En fait, nous avons appris que chaque dimanche sur l’île, les paroisses invitaient les gens à un grand repas, ouvert à tous et totalement gratuit. Les villes et villages de Flores organisant ces banquets à tour de rôle.

Emergeants péniblement un peu après midi (nous remettre de la soirée de la veille), Yann et moi sommes donc allés en ville en quête de la salle où se servait le déjeuner. Après quelque errance, nous avons finalement décelé un grand attroupement autour d’un bar. En fait, le bar attenant à la salle paroissiale. A l’intérieur, environ deux cents places assises, toutes occupées. Prêts à rebrousser chemin, nous nous renseignons auprès des personnes à l’entrée, qui nous disent que c’est le deuxième service, que nous pourrions participer au troisième, et que de toutes façons, vu le monde, il y en aurait certainement un quatrième.



Enfin, les places se libèrent et nous entrons dans une grande pièce aux apparats catholiques. De grandes tables sont installées, avec des bancs de chaque côté. Chacun se place où il veut ou peut et nous trouvons place entre une famille portugaise typique et un couple… moitié français et moitié portugais qui réside ici, sur Flores. La foule est familiale. Tous les âges se côtoient, et l’on voit vite que tout le monde ou presque se connaît. Pour autant, nous ne nous sentons pas à l’écart, au contraire ! La soupe de poissons est délicieuse, et on nous sert boissons et mets jusqu’à plus faim et plus soif.
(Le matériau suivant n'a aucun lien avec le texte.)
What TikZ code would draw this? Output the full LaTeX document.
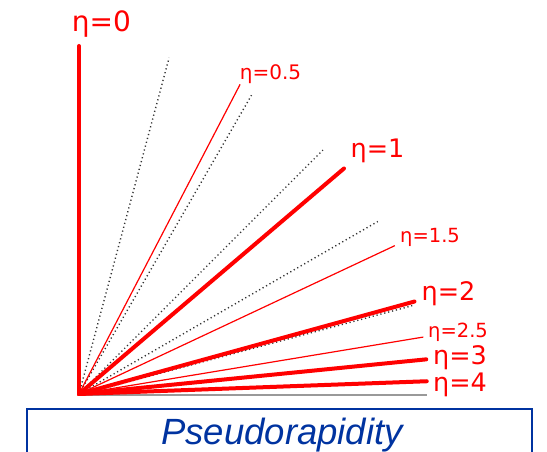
\documentclass[tikz,border=0pt]{standalone}
\usepackage{fontspec}
\setmainfont{DejaVu Sans}
\newfontfamily\boxfont{Liberation Sans}
\usetikzlibrary{calc}
\definecolor{etared}{RGB}{255,0,0}
\definecolor{boxblue}{RGB}{0,51,160}
\tikzset{
  thickray/.style={draw=etared,line width=4pt,line cap=round},
  thinray/.style={draw=etared,line width=1.2pt},
  dotray/.style={draw=black!80,line width=1.4pt,dash pattern=on 1.2pt off 2.8pt},
  baseray/.style={draw=black!40,line width=1.5pt},
  etalabel/.style={text=etared,inner sep=0pt,anchor=base},
  titlebox/.style={draw=boxblue,line width=2pt},
  titletext/.style={text=boxblue,inner sep=0pt,anchor=base,font=\boxfont\itshape\fontsize{36.5}{40}\selectfont}
}
\begin{document}
\begin{tikzpicture}[x=1pt,y=1pt]
\useasboundingbox (0,0) rectangle (547,452);
\coordinate (O) at (79,58);
% ray ends
\coordinate (e0)  at ($(O)+(90:348)$);
\coordinate (e05) at ($(O)+(62.51:349)$);
\coordinate (e1)  at ($(O)+(40.40:348)$);
\coordinate (e15) at ($(O)+(25.16:349)$);
\coordinate (e2)  at ($(O)+(15.41:348)$);
\coordinate (e25) at ($(O)+(9.39:349)$);
\coordinate (e3)  at ($(O)+(5.70:349)$);
\coordinate (e4)  at ($(O)+(2.10:348)$);
\coordinate (d75) at ($(O)+(75:348)$);
\coordinate (d60) at ($(O)+(60:345)$);
\coordinate (d45) at ($(O)+(45:345)$);
\coordinate (d30) at ($(O)+(30:345)$);
\coordinate (d15) at ($(O)+(15:345)$);
\coordinate (b0)  at ($(O)+(0:348)$);
% baseline
\draw[baseray] ($(O)+(0,-1)$) -- ($(b0)+(0,-1)$);
% dotted rays
\draw[dotray] (O) -- (d75);
\draw[dotray] (O) -- (d60);
\draw[dotray] (O) -- (d45);
\draw[dotray] (O) -- (d30);
\draw[dotray] ($(O)+(0,-1)$) -- ($(d15)+(0,-1)$);
% red rays
\draw[thinray] (O) -- (e05);
\draw[thinray] (O) -- (e15);
\draw[thinray] (O) -- (e25);
\draw[thickray] (O) -- (e0);
\draw[thickray] (O) -- (e1);
\draw[thickray] (O) -- (e2);
\draw[thickray] (O) -- (e3);
\draw[thickray] (O) -- (e4);
% labels
\node[etalabel,font=\fontsize{28}{30}\selectfont] (l0) at (101.5,420) {η=0};
\node[etalabel,font=\fontsize{20}{22}\selectfont] (l05) at (270.5,372) {η=0.5};
\node[etalabel,font=\fontsize{25.5}{27}\selectfont] (l1) at (377.5,294) {η=1};
\node[etalabel,font=\fontsize{19.5}{21}\selectfont] (l15) at (430,209) {η=1.5};
\node[etalabel,font=\fontsize{25.5}{27}\selectfont] (l2) at (448.5,151) {η=2};
\node[etalabel,font=\fontsize{19.5}{21}\selectfont] (l25) at (458,114) {η=2.5};
\node[etalabel,font=\fontsize{25.5}{27}\selectfont] (l3) at (460,87) {η=3};
\node[etalabel,font=\fontsize{25.5}{27}\selectfont] (l4) at (460,60) {η=4};
% title box
\draw[titlebox] (27,43) rectangle (532,-8);
\node[titletext] (title) at (282,7) {Pseudorapidity};
\end{tikzpicture}
\end{document}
Pour preuve, alors que nous terminons presque une bouteille de vin, une dame arrive qui nous sert le fond de la bouteille et nous en ramène une autre illico.
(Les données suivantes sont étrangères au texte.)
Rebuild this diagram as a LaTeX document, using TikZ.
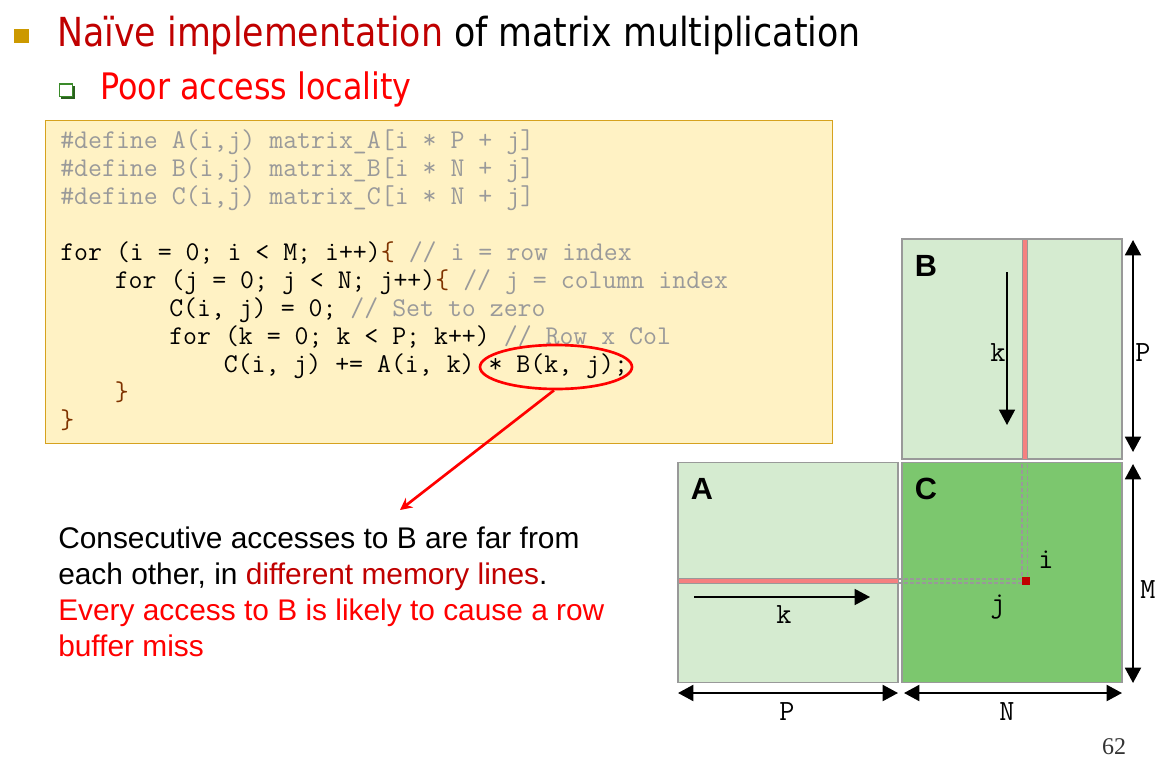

Une fois la panse bien pleine, nous avons rejoint Laurent et Gérard installés en terrasse du café d’à côté. Ce sont tous les vieux de l’île qui semblent se retrouver ici, pour discuter, jouer aux cartes ou prendre un café ou une bière. Pour nous, les bières s’enchaînent jusqu’à ce que nous revenions tous un peu éméchés vers le bateau prêt à larguer les amarres pour nous emmener à Horta, notre prochaine destination dans les Açores. Le cœur me pince de quitter si tôt ce petit paradis, mais avec la promesse d’en retrouver un très vite.